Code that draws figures
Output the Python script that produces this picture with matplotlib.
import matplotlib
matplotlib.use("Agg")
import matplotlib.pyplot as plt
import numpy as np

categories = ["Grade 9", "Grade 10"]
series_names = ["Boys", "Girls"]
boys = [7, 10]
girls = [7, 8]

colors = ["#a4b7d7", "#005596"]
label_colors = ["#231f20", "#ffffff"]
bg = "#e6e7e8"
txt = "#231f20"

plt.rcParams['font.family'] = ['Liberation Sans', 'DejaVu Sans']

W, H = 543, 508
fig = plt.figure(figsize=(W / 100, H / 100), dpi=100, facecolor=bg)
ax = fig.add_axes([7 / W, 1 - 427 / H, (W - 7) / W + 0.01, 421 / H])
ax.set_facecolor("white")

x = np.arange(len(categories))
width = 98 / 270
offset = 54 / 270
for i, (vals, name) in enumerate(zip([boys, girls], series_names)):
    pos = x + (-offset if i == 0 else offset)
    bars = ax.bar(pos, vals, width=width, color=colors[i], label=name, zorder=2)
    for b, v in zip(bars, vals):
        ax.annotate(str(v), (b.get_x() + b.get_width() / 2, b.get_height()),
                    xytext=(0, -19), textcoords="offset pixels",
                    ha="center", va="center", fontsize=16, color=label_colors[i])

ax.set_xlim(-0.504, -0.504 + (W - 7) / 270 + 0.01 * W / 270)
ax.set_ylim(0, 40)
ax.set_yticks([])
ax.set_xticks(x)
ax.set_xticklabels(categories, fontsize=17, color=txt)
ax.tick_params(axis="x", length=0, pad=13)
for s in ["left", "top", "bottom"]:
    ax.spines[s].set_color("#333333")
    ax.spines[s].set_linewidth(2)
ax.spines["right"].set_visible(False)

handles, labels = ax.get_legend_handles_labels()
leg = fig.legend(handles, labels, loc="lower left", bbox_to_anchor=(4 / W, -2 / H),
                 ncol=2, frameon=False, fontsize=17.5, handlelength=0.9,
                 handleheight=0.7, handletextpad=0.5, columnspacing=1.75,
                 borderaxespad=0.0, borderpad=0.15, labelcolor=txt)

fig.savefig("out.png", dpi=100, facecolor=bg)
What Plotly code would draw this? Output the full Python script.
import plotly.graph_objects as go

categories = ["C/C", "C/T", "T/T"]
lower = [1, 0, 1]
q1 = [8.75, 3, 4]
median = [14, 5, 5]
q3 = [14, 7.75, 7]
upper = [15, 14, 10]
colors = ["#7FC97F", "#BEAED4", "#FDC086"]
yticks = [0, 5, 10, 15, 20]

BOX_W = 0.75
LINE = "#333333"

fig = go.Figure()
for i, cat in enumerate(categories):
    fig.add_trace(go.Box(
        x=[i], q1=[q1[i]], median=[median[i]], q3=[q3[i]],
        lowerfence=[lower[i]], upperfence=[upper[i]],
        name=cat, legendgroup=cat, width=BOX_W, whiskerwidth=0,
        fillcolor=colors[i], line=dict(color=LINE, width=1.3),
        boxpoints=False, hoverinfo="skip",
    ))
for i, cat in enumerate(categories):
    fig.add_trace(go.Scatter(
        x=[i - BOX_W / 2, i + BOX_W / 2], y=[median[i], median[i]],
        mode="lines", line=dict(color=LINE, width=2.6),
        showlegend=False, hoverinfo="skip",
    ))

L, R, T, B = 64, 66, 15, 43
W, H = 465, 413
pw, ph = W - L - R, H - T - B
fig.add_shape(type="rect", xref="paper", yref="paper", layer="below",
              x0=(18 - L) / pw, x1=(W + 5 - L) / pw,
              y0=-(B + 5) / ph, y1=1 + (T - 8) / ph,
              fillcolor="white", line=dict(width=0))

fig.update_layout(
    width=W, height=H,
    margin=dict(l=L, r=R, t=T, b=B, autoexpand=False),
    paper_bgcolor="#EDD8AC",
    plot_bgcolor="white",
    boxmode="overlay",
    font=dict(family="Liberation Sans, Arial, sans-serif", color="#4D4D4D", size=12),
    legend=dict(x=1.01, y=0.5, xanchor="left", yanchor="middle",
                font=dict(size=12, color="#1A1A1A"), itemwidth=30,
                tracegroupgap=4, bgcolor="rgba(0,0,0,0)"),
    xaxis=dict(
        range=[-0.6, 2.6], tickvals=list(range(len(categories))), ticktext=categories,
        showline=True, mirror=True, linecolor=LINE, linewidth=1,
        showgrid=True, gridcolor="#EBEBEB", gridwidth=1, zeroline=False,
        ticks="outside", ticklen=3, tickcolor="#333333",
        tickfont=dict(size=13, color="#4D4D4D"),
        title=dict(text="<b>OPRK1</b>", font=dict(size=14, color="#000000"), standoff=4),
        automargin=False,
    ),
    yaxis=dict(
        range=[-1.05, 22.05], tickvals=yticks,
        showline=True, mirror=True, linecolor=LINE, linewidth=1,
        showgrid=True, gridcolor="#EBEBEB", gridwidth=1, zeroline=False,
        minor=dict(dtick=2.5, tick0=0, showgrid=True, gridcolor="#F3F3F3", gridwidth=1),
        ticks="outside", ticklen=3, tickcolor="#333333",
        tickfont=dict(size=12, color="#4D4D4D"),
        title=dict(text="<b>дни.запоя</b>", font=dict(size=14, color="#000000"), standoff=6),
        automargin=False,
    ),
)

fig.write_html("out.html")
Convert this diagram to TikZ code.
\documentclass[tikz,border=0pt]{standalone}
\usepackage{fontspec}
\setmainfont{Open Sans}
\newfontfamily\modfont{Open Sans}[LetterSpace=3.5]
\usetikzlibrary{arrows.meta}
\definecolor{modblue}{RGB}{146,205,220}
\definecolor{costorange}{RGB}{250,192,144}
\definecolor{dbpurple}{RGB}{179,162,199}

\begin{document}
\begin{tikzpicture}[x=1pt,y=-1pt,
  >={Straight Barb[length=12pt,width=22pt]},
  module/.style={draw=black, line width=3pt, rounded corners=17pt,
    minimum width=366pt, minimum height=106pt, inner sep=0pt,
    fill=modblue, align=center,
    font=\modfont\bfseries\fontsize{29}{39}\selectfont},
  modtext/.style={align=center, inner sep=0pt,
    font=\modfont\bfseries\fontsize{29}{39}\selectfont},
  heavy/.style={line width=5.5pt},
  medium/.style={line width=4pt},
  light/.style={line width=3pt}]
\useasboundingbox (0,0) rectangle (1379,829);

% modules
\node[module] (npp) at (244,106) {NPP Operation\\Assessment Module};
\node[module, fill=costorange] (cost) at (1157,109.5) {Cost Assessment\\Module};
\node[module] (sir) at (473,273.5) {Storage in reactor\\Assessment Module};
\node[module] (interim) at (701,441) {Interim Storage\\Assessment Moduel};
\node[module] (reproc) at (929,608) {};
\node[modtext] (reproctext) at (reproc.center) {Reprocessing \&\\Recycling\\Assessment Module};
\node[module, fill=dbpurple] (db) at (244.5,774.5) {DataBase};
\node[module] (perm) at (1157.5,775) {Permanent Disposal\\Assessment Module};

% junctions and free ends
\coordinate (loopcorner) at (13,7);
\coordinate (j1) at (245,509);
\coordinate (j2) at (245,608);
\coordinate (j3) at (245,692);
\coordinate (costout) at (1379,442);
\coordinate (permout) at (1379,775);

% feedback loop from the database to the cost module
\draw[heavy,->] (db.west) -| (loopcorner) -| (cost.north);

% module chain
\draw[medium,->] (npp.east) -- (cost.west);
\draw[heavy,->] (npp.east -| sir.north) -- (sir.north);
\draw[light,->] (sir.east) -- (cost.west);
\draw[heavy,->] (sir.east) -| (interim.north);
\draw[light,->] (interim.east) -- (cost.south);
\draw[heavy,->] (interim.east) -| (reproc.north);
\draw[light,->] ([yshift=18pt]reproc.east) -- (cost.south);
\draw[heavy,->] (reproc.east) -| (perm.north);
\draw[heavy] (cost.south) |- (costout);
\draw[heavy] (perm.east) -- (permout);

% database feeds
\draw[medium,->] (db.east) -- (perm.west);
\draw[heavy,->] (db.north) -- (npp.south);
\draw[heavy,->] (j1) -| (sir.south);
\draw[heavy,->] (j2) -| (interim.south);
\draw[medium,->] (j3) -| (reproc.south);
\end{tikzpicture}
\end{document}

Written instruction
Write down again the exact lines running from the beginning of the data to the line containing "girls = [7, 8]", with both ends included.

Complete response
Output the Python script that produces this picture with matplotlib.
import matplotlib
matplotlib.use("Agg")
import matplotlib.pyplot as plt
import numpy as np

categories = ["Grade 9", "Grade 10"]
series_names = ["Boys", "Girls"]
boys = [7, 10]
girls = [7, 8]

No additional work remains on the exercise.